Runners in scoring position
Last year’s issues getting runners in scoring position home ended up undermining an impressive overall offensive season for the Orioles, and last week in particular highlighted just how severe those issues are this year.
Of course, that week of situational hitting was one of five this season. The Orioles have had three weeks of above-average offensive production with runners in scoring position (measured by wRC+), with two very bad ones. On April 20, you could have looked at how they were hitting .239 with a 111 wRC+ with runners in scoring position and felt fine about it. After last week, there’s less to feel fine about.
And yet. They entered Sunday striking out less often with runners in scoring position (22.7% of the time this year vs. 23.6% after things fell off in 2024), and they were pretty meaningfully underperforming their expected stats in those situations for 2025. That’s no consolation, but it wasn’t the case last year as they were struggling to get runners from second and third home, so there’s at least some difference to last year’s struggles.

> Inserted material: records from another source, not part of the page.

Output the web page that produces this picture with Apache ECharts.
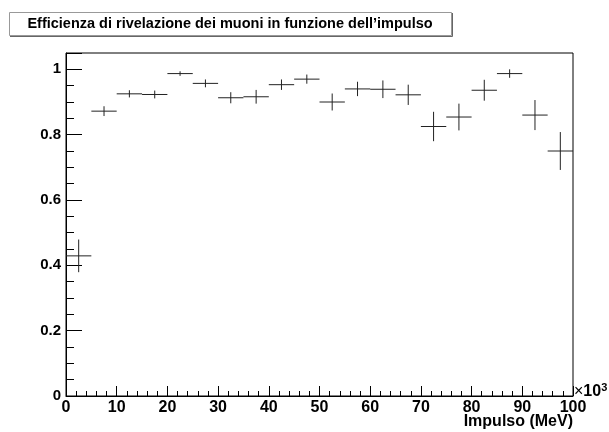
<!DOCTYPE html>
<html>
<head>
<meta charset="utf-8">
<script src="https://cdn.jsdelivr.net/npm/echarts@6/dist/echarts.min.js"></script>
<style>html,body{margin:0;padding:0;background:#fff}#c{width:609px;height:432px}</style>
</head>
<body>
<div id="c"></div>
<script>
// Data (x in units of 10^3 MeV)
const binCenters = [2.5, 7.5, 12.5, 17.5, 22.5, 27.5, 32.5, 37.5, 42.5, 47.5, 52.5, 57.5, 62.5, 67.5, 72.5, 77.5, 82.5, 87.5, 92.5, 97.5];
const efficiency = [0.429, 0.872, 0.925, 0.923, 0.987, 0.957, 0.913, 0.916, 0.953, 0.970, 0.900, 0.940, 0.939, 0.922, 0.825, 0.854, 0.936, 0.987, 0.860, 0.750];
const errors = [0.050, 0.015, 0.011, 0.012, 0.007, 0.012, 0.017, 0.021, 0.016, 0.014, 0.026, 0.022, 0.027, 0.031, 0.045, 0.041, 0.032, 0.013, 0.046, 0.058];
const binWidth = 5;
const xTicks = [0, 10, 20, 30, 40, 50, 60, 70, 80, 90, 100];
const yTicks = [0, 0.2, 0.4, 0.6, 0.8, 1];
const titleText = 'Efficienza di rivelazione dei muoni in funzione dell\u2019impulso';
const xTitle = 'Impulso (MeV)';

const FONT = '"Liberation Sans", Arial, Helvetica, sans-serif';
const chart = echarts.init(document.getElementById('c'), null, {renderer: 'canvas'});

const data = binCenters.map((x, i) => [x, efficiency[i], errors[i]]);

chart.setOption({
  animation: false,
  backgroundColor: '#fff',
  grid: {left: 66, right: 36, top: 53, bottom: 36, show: true, borderColor: '#000', borderWidth: 1, backgroundColor: 'transparent'},
  xAxis: {
    type: 'value', min: 0, max: 100, interval: 10,
    axisLine: {show: true, lineStyle: {color: '#000', width: 1}},
    axisTick: {show: true, inside: true, length: 10, lineStyle: {color: '#000'}},
    minorTick: {show: true, splitNumber: 5, length: 5, lineStyle: {color: '#000'}},
    splitLine: {show: false},
    axisLabel: {
      color: '#000', fontFamily: FONT, fontWeight: 'bold', fontSize: 16, margin: 4,
      formatter: v => xTicks.indexOf(v) >= 0 ? String(v) : ''
    }
  },
  yAxis: {
    type: 'value', min: 0, max: 1.05, interval: 0.2,
    axisLine: {show: true, lineStyle: {color: '#000', width: 1}},
    axisTick: {show: true, inside: true, length: 16, lineStyle: {color: '#000'}},
    minorTick: {show: true, splitNumber: 4, length: 8, lineStyle: {color: '#000'}},
    splitLine: {show: false},
    axisLabel: {
      color: '#000', fontFamily: FONT, fontWeight: 'bold', fontSize: 15, margin: 5,
      formatter: v => {
        const m = yTicks.find(t => Math.abs(t - v) < 1e-6);
        return m === undefined ? '' : String(m);
      }
    }
  },
  series: [{
    type: 'custom',
    data: data,
    renderItem: (params, api) => {
      const x = api.value(0), y = api.value(1), e = api.value(2);
      const pL = api.coord([x - binWidth / 2, y]);
      const pR = api.coord([x + binWidth / 2, y]);
      const pT = api.coord([x, y + e]);
      const pB = api.coord([x, y - e]);
      const style = {stroke: '#222', lineWidth: 1};
      return {
        type: 'group',
        children: [
          {type: 'line', shape: {x1: pL[0], y1: pL[1], x2: pR[0], y2: pR[1]}, style: style},
          {type: 'line', shape: {x1: pT[0], y1: pT[1], x2: pB[0], y2: pB[1]}, style: style}
        ]
      };
    }
  }],
  graphic: [
    {type: 'rect', shape: {x: 9.5, y: 12.5, width: 442, height: 23}, style: {fill: '#fff', stroke: '#999', lineWidth: 1}, z: 10},
    {type: 'polyline', shape: {points: [[452.5, 13], [452.5, 36.5], [10, 36.5]]}, style: {stroke: '#666', lineWidth: 1, fill: null}, z: 11},
    {type: 'text', x: 230, y: 24, style: {text: titleText, fill: '#000', font: 'bold 14.5px ' + FONT, textAlign: 'center', textVerticalAlign: 'middle'}, z: 11},
    {type: 'text', x: 574, y: 392, style: {
      text: '{a|\u00d7}{b|10}{c|3}', textVerticalAlign: 'middle',
      rich: {
        a: {fontFamily: FONT, fontSize: 16, fill: '#000', fontWeight: 'normal'},
        b: {fontFamily: FONT, fontSize: 16, fill: '#000', fontWeight: 'bold'},
        c: {fontFamily: FONT, fontSize: 11, fill: '#000', fontWeight: 'bold', verticalAlign: 'top', padding: [0, 0, 8, 0]}
      }
    }, z: 11},
    {type: 'text', x: 573, y: 422, style: {text: xTitle, fill: '#000', font: 'bold 16px ' + FONT, textAlign: 'right', textVerticalAlign: 'middle'}, z: 11}
  ]
});
</script>
</body>
</html>
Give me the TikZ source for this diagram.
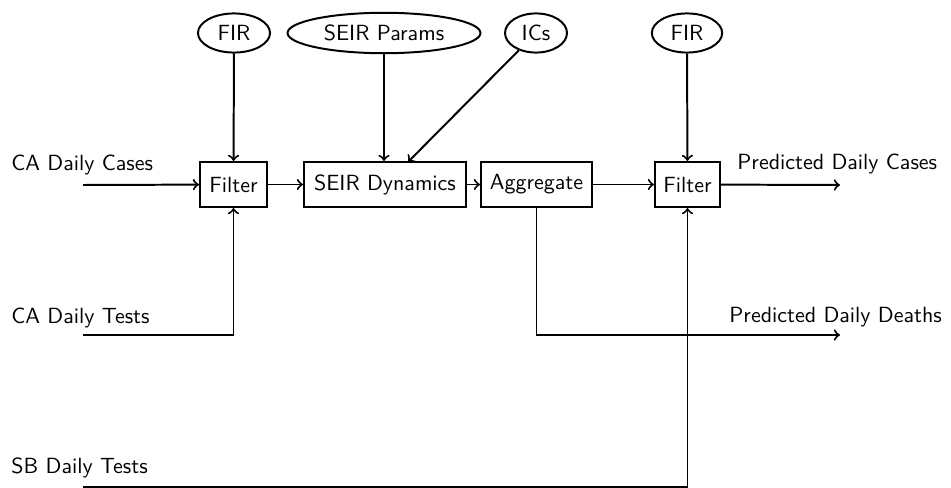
\documentclass[tikz,border=0pt]{standalone}
\usetikzlibrary{shapes.geometric}
\renewcommand{\familydefault}{\sfdefault}
\begin{document}
\begin{tikzpicture}[x=0.455pt,y=-0.455pt,
  blk/.style={draw,line width=0.9pt,rectangle,minimum height=20.5pt,inner sep=2pt,font=\sffamily},
  param/.style={draw,line width=0.9pt,ellipse,inner sep=1pt,minimum height=17.8pt,font=\sffamily},
  lbl/.style={inner sep=0pt,font=\sffamily},
  conn/.style={line width=0.9pt,->},
  line/.style={line width=0.9pt}]
\useasboundingbox (0,0) rectangle (951,488);
% parameter ellipses
\node[param,minimum width=32.8pt] (fir1) at (234,33) {FIR};
\node[param,minimum width=87.8pt,minimum height=18.4pt] (params) at (384,33) {SEIR Params};
\node[param,minimum width=28.2pt] (ics) at (536,33) {ICs};
\node[param,minimum width=32pt] (fir2) at (687,33) {FIR};
% blocks
\node[blk,minimum width=30.5pt] (filt1) at (233.5,184.5) {Filter};
\node[blk,minimum width=73.7pt] (seir) at (385,184.5) {SEIR Dynamics};
\node[blk,minimum width=50.5pt] (agg) at (536.5,184.5) {Aggregate};
\node[blk,minimum width=29.6pt] (filt2) at (687.5,184.5) {Filter};
% labels
\node[lbl,anchor=west] (lcases) at (11,165) {CA Daily Cases};
\node[lbl,anchor=west] (ltests) at (11,318) {CA Daily Tests};
\node[lbl,anchor=west] (lsb) at (11,468) {SB Daily Tests};
\node[lbl,anchor=west] (lpc) at (737,164) {Predicted Daily Cases};
\node[lbl,anchor=west] (lpd) at (729,317) {Predicted Daily Deaths};
% free ends
\coordinate (incases) at (83,185);
\coordinate (intests) at (83,335);
\coordinate (insb) at (83,487);
\coordinate (outcases) at (840,185);
\coordinate (outdeaths) at (840,335);
\coordinate (icsend) at (408,162);
% connectors
\draw[conn] (fir1) -- (filt1);
\draw[conn] (params) -- (params |- seir.north);
\draw[conn] (ics) -- (icsend);
\draw[conn] (fir2) -- (filt2);
\draw[conn] (incases) -- (filt1);
\draw[conn] (filt1) -- (seir);
\draw[conn] (seir) -- (agg);
\draw[conn] (agg) -- (filt2);
\draw[conn] (filt2) -- (outcases);
\draw[conn] (intests) -| (filt1.south);
\draw[conn] (insb) -| (filt2.south);
\draw[conn] (agg.south) |- (outdeaths);
\end{tikzpicture}
\end{document}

One thing remains constant: Good hitting with runners in scoring position is the same as good hitting without them. Hard elevated contact is rewarded over the long haul, and when the Orioles’ expected producers get to that consistently overall, it will come in these run-scoring situations.
Quality contact on hitter’s pitches doesn’t really matter where splits are concerned. The Orioles should get back to that as quickly as possible.